Job. For the entries below, copy exactly the line that contains "Reproduce this chart with Apache ECharts." through the line that contains "var yTicks = [0, 2, 4, 6, 8, 10];", both ends included, and exclude all pictures.

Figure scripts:
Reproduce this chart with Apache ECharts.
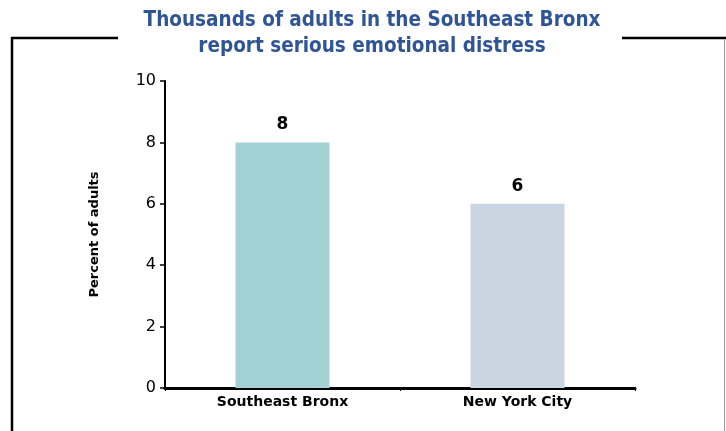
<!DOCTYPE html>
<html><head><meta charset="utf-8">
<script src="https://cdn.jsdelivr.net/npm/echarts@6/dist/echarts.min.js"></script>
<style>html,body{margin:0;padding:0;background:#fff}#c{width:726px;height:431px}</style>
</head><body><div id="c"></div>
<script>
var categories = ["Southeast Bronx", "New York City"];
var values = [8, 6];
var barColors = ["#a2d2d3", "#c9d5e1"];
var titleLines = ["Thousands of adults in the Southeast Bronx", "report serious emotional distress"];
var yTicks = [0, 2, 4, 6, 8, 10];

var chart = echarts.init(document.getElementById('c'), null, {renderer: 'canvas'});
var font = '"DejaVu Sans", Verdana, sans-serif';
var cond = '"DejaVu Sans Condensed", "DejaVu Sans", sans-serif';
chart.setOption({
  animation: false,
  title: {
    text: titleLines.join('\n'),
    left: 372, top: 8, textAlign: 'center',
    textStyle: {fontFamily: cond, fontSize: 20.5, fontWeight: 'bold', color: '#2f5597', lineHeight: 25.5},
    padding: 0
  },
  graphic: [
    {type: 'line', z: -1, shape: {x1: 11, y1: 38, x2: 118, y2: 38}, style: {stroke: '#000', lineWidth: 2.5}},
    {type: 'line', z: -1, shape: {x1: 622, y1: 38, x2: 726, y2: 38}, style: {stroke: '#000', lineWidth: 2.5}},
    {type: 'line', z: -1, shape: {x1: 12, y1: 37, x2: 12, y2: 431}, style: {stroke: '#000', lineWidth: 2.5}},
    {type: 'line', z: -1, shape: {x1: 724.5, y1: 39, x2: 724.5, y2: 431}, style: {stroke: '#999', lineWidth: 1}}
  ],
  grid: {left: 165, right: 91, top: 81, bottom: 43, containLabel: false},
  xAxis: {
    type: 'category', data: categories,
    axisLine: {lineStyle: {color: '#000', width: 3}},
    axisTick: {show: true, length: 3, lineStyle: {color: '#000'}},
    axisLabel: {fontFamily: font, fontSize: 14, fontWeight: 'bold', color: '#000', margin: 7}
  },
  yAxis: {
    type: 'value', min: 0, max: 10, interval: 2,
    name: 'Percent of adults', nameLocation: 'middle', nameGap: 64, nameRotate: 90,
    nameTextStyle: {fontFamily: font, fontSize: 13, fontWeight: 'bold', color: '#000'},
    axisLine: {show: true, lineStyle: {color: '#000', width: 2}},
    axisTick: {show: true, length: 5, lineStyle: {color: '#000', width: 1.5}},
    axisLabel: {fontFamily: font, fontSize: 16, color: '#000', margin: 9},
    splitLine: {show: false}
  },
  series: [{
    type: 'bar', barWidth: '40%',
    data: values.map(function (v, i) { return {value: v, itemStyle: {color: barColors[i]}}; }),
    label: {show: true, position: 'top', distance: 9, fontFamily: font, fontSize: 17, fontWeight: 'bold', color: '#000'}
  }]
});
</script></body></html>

...

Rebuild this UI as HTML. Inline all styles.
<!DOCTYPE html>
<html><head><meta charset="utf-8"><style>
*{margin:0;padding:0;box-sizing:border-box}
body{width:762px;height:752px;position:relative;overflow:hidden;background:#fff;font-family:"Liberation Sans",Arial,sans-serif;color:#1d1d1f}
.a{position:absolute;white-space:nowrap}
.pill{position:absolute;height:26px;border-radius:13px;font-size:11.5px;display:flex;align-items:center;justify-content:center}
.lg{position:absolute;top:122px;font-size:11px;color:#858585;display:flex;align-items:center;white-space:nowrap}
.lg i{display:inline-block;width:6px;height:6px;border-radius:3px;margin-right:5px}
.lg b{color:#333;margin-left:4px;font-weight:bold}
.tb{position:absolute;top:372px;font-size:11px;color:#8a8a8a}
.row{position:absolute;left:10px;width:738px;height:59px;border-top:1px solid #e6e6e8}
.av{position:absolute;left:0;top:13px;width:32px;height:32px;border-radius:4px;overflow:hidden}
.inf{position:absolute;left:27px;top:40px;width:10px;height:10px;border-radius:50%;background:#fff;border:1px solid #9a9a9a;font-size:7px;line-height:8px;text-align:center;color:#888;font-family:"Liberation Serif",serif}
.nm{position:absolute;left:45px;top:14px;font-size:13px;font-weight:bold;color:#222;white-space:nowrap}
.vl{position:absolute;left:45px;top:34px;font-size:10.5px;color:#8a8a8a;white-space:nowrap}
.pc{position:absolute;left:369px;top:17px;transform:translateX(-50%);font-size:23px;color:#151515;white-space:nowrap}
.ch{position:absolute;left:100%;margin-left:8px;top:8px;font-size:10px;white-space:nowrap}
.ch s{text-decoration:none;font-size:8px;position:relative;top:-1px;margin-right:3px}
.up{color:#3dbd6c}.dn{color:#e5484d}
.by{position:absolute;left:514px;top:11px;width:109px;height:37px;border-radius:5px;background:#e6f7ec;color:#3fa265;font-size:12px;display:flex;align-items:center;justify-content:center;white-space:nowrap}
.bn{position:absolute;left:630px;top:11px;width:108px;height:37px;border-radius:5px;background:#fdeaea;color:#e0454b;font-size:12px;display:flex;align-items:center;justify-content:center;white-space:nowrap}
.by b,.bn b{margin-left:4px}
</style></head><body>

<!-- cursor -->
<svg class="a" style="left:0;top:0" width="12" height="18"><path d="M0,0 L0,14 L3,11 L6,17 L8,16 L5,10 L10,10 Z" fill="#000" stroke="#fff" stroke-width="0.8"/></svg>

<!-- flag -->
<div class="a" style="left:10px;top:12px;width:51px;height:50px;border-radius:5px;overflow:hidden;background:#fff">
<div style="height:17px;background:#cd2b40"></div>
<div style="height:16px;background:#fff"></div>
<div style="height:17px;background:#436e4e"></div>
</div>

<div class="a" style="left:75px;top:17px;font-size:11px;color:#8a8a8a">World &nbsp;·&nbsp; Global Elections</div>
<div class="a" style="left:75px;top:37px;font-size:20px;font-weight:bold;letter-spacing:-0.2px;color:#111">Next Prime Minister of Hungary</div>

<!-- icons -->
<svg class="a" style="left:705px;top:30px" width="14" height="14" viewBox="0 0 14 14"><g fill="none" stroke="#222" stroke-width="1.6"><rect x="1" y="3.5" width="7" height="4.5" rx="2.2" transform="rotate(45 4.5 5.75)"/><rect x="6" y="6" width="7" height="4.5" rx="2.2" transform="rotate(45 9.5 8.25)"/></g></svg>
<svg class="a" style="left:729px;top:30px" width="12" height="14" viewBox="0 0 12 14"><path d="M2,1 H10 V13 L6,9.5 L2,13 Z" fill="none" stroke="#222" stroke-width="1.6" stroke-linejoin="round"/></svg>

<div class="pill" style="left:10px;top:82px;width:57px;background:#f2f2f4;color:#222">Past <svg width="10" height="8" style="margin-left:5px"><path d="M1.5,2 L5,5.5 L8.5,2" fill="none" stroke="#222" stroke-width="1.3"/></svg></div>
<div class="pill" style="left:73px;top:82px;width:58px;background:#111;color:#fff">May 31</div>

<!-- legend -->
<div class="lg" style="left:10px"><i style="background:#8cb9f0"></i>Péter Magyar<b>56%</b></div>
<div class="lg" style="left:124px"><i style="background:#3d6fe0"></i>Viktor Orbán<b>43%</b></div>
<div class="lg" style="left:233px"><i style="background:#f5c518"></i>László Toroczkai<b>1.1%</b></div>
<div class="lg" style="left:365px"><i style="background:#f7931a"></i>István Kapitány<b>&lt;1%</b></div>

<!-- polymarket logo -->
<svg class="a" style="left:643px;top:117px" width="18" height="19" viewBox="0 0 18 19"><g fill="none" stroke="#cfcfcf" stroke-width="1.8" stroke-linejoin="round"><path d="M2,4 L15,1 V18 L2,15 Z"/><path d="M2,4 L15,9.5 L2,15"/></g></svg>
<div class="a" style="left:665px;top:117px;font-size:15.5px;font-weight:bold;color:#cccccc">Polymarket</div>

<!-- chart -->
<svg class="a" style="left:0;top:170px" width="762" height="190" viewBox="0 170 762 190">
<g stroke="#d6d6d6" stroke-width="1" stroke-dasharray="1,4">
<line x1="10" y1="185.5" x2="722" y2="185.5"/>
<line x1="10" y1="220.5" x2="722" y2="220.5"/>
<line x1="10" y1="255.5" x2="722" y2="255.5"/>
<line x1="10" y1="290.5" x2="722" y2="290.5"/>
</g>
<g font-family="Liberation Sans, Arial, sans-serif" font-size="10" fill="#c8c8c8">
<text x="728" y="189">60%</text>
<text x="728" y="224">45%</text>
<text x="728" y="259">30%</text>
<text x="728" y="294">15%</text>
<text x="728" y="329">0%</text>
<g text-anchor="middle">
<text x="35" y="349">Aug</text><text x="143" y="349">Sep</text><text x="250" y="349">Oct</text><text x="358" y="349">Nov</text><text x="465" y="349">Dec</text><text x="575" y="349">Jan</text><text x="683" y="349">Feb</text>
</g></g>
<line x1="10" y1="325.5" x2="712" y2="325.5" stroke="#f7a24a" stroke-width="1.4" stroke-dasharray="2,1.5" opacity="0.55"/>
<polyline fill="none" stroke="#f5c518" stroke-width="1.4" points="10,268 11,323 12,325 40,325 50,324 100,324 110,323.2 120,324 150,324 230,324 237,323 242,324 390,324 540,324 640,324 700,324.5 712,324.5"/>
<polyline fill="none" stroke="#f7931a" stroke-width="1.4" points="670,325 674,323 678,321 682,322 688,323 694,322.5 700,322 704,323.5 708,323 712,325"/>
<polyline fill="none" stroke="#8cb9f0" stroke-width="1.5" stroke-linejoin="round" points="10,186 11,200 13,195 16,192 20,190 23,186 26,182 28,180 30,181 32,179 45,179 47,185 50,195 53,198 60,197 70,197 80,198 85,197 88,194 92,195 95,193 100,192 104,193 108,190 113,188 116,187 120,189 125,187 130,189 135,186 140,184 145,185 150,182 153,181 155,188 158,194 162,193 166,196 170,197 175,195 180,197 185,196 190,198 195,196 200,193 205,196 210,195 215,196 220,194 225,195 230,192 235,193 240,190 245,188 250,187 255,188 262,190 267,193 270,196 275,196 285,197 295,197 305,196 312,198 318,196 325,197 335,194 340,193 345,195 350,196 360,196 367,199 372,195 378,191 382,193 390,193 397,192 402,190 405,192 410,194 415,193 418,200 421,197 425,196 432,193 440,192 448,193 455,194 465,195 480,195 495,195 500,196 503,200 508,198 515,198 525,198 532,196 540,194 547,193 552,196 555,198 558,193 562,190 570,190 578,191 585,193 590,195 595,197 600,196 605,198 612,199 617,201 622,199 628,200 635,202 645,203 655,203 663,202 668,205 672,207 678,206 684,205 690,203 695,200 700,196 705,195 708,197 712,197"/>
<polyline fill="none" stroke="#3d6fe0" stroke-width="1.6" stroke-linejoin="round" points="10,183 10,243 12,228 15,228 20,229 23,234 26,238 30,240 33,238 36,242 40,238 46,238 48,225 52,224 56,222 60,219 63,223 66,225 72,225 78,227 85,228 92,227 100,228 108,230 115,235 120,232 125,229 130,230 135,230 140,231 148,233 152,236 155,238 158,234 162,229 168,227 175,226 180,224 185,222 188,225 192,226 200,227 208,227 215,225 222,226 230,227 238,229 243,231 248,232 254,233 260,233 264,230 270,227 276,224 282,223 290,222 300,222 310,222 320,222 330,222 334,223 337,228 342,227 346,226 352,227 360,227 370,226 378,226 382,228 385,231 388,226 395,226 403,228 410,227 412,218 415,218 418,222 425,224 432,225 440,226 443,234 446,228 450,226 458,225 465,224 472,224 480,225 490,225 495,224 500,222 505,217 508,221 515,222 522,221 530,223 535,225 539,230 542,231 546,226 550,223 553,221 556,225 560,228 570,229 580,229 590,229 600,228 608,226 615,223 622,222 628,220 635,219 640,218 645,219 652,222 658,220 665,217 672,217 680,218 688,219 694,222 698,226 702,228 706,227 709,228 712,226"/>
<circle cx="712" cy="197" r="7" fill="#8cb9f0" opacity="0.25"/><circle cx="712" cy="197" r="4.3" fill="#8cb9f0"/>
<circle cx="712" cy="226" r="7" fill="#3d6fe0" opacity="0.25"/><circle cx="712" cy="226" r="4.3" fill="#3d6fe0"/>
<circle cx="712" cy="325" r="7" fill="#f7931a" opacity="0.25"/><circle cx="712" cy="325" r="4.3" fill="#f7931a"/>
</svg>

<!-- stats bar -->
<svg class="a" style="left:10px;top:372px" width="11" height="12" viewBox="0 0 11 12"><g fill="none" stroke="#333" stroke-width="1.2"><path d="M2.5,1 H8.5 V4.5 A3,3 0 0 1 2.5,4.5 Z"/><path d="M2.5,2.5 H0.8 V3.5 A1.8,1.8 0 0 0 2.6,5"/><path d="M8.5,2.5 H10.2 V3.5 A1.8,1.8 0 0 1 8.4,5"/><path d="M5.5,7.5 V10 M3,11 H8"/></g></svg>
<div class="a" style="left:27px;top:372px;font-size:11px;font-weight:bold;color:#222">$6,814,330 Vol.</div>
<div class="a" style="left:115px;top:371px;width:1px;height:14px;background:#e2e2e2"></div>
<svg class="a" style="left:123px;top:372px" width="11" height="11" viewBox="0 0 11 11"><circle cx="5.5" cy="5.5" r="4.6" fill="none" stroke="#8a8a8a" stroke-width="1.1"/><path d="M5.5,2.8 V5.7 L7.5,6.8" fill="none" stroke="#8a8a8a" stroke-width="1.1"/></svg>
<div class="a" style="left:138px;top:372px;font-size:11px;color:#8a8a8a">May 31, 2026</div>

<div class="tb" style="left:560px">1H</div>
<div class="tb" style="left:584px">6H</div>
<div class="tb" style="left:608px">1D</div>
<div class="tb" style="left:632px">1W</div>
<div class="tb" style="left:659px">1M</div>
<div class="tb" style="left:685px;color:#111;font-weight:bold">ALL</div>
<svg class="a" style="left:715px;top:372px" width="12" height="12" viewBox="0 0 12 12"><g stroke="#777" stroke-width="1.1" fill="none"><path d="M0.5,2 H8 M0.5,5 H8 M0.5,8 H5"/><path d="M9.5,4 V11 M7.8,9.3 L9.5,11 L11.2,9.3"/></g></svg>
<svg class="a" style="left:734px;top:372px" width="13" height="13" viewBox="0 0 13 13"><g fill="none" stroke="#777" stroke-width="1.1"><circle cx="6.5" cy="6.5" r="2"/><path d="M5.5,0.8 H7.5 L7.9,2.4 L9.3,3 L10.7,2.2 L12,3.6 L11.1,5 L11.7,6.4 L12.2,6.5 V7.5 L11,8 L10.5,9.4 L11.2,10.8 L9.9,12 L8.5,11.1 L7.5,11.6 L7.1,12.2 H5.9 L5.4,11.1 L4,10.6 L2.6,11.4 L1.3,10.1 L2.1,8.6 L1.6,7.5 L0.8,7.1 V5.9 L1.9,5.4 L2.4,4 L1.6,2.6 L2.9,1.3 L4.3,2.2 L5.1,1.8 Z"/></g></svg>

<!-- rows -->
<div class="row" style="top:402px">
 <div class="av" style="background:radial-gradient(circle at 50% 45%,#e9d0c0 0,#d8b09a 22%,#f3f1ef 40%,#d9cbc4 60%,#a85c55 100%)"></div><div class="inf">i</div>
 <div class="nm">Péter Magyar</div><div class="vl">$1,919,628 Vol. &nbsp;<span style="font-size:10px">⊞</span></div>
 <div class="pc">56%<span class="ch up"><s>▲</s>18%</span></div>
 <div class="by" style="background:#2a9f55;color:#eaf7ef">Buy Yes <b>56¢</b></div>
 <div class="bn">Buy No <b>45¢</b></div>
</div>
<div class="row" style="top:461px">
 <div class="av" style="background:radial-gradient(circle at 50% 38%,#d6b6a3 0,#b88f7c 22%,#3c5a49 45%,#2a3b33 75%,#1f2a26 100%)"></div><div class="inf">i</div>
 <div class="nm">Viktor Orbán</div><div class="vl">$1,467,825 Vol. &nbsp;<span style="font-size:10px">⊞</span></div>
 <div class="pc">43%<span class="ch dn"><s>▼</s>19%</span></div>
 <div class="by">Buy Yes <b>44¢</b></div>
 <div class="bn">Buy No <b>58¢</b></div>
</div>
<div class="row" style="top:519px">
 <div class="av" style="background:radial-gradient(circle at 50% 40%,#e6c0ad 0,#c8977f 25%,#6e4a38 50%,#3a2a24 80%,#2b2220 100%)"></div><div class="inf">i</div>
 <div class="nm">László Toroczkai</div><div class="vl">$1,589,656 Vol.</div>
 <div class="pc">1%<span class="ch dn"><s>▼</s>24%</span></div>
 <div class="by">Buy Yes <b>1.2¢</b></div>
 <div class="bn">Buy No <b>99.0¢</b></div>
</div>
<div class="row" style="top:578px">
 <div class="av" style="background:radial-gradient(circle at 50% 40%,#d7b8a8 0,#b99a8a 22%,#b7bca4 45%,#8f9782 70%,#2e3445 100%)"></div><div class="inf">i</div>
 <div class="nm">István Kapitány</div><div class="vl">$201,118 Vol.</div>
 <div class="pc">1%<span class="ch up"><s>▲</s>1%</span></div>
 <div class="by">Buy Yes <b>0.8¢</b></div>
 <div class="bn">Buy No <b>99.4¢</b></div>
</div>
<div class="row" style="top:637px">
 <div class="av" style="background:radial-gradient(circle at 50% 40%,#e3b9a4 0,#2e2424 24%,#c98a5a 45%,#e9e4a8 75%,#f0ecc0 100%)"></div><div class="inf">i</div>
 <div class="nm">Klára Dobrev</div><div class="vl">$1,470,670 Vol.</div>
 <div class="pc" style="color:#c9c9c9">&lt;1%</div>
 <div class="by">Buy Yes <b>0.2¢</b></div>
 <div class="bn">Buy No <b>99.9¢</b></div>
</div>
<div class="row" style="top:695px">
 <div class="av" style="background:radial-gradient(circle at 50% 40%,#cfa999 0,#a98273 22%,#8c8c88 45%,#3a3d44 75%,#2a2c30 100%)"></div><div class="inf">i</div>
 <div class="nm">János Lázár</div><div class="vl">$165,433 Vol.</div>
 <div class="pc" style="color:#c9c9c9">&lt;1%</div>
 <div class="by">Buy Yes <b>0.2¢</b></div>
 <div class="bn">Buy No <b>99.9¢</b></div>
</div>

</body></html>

--

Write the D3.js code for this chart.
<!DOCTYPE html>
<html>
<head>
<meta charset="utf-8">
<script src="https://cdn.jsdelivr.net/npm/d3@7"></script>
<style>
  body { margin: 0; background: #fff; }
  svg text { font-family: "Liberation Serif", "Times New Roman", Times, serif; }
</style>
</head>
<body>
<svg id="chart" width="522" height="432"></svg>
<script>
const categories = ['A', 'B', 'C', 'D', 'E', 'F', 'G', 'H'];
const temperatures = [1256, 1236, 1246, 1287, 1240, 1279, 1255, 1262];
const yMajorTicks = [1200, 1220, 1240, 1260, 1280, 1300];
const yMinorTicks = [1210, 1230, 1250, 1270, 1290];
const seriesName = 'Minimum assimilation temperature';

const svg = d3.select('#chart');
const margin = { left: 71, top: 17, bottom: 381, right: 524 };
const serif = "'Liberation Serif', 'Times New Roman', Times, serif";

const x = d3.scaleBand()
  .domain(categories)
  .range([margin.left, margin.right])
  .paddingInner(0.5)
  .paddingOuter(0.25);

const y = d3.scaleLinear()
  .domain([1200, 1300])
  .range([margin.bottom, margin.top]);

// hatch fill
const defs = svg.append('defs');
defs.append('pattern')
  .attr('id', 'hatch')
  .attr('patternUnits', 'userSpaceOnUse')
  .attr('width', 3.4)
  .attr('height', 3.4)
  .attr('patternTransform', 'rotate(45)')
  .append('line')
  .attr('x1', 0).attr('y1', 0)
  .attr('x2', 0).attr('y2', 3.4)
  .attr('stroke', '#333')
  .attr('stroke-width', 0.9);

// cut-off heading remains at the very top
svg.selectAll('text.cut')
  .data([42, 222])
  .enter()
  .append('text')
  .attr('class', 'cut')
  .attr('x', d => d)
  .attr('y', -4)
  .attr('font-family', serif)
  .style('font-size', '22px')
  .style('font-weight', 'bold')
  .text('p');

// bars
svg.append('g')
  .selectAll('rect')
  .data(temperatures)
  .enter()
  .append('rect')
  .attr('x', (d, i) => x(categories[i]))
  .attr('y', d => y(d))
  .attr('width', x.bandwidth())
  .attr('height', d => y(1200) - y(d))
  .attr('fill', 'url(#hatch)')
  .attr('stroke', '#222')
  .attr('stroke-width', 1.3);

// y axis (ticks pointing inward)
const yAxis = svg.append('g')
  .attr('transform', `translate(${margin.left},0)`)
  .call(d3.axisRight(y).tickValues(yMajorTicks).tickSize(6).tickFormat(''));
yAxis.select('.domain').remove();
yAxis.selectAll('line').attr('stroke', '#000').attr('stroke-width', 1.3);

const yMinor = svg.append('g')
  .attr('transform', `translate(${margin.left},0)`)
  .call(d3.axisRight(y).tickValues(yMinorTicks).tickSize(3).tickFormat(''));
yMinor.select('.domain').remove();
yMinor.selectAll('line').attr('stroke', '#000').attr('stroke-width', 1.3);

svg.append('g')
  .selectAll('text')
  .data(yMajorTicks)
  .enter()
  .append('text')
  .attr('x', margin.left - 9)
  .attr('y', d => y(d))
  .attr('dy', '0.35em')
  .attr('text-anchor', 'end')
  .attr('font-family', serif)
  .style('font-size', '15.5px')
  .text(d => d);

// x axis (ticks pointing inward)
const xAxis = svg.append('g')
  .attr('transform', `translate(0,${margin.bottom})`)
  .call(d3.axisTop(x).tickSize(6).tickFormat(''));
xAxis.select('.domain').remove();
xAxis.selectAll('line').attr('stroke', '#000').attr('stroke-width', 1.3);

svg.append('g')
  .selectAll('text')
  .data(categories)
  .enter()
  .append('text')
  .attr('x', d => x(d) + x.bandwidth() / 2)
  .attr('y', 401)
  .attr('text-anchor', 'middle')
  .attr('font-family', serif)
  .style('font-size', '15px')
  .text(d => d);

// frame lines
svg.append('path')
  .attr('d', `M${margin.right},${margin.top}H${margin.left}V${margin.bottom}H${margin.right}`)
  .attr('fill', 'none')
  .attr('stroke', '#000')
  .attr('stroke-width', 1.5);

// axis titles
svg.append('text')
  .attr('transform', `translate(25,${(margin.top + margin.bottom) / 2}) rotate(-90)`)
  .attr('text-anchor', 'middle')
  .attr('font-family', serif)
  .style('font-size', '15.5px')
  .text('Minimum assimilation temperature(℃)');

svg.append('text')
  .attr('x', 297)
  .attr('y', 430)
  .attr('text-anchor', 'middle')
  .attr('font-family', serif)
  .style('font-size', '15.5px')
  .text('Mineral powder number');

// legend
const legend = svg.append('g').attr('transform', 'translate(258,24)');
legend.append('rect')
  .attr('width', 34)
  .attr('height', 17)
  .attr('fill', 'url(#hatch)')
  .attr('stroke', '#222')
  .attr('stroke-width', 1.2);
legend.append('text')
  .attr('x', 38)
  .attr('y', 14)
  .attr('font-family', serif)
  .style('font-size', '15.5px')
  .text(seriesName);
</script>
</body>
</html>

Response.
Reproduce this chart with Apache ECharts.
<!DOCTYPE html>
<html><head><meta charset="utf-8">
<script src="https://cdn.jsdelivr.net/npm/echarts@6/dist/echarts.min.js"></script>
<style>html,body{margin:0;padding:0;background:#fff}#c{width:726px;height:431px}</style>
</head><body><div id="c"></div>
<script>
var categories = ["Southeast Bronx", "New York City"];
var values = [8, 6];
var barColors = ["#a2d2d3", "#c9d5e1"];
var titleLines = ["Thousands of adults in the Southeast Bronx", "report serious emotional distress"];
var yTicks = [0, 2, 4, 6, 8, 10];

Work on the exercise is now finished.